You can see this indicator represented on the chart by different dots. The trend is ascending when it is above the dots, and it is descending when it is below the dots.
Pivot Points indicator
Henry Chase created the Pivot Points indicator. It is used to calculate specific price levels according to how the price changed during the preceding trading periods.
On a chart, a grid of different price levels is used to calculate the indicator, respectively the support levels S1, S2, and S3, the main Pivot level, and resistance levels R1, R2, and R3.
Bill Williams is the one behind the Alligator indicator. This indicator is based on three different SMAs. Every single SMA represents the teeth, lips, and jaw of an alligator, which is why the indicator has this name.
This indicator sits right on the price chart, and it is represented by three lines in different colors. When a price consolidates in a small range, you will notice the alligator beginning to open its mouth, with the three lines moving based on the trend.
Flat trading implies that there is no definite trend. It is generally accepted that it is easier to trade in a trend, but flat trading occurs within certain boundaries that serve as support and resistance. For novice investors, such trading is easier because they can determine clear levels from which the price will rebound.
The indicators themselves help to determine correction periods when price volume is low, and neither buyers nor sellers can take control over the market.

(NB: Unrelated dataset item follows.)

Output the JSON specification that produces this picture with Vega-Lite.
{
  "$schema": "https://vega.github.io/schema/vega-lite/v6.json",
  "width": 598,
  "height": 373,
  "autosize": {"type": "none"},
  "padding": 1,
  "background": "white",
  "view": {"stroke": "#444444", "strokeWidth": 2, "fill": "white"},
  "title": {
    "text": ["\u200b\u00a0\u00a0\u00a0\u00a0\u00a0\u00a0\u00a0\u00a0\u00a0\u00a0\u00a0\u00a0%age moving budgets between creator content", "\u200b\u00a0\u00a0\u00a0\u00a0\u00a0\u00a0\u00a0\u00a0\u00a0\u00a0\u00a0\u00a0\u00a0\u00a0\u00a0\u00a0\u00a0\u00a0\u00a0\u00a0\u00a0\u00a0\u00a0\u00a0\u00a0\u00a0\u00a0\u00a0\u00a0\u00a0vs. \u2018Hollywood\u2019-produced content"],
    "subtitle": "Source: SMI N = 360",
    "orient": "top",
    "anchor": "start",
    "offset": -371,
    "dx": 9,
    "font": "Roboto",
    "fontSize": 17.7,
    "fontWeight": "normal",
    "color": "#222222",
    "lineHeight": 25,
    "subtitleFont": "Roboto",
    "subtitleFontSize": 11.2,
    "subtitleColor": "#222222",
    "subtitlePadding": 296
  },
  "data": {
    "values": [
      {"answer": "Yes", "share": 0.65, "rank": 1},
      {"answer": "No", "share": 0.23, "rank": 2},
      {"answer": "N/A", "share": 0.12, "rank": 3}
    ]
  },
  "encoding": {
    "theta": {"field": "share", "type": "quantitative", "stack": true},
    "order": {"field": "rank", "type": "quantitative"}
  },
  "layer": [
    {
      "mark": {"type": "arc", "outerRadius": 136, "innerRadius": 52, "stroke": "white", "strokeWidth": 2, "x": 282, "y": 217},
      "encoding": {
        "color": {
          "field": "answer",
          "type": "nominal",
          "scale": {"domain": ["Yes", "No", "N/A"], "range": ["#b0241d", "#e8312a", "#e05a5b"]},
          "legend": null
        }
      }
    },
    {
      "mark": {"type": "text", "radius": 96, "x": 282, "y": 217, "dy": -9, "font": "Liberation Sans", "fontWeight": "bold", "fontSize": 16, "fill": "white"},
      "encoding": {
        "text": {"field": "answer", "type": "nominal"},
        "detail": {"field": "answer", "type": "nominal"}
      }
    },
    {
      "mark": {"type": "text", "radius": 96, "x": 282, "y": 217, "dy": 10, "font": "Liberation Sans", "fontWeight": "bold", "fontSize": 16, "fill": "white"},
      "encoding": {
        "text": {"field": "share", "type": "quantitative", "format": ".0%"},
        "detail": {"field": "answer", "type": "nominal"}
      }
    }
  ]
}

But despite the various advantages of indicators, you should not rely on them entirely when making decisions regarding your assets. Data can have errors, so it is important to be able to correctly analyze and interpret it. When analyzing the market, you should use at least two indicators or, for example, an indicator and a pattern. Indicators need to be calculated in different ways (different data should be measured) so that their signals do not coincide.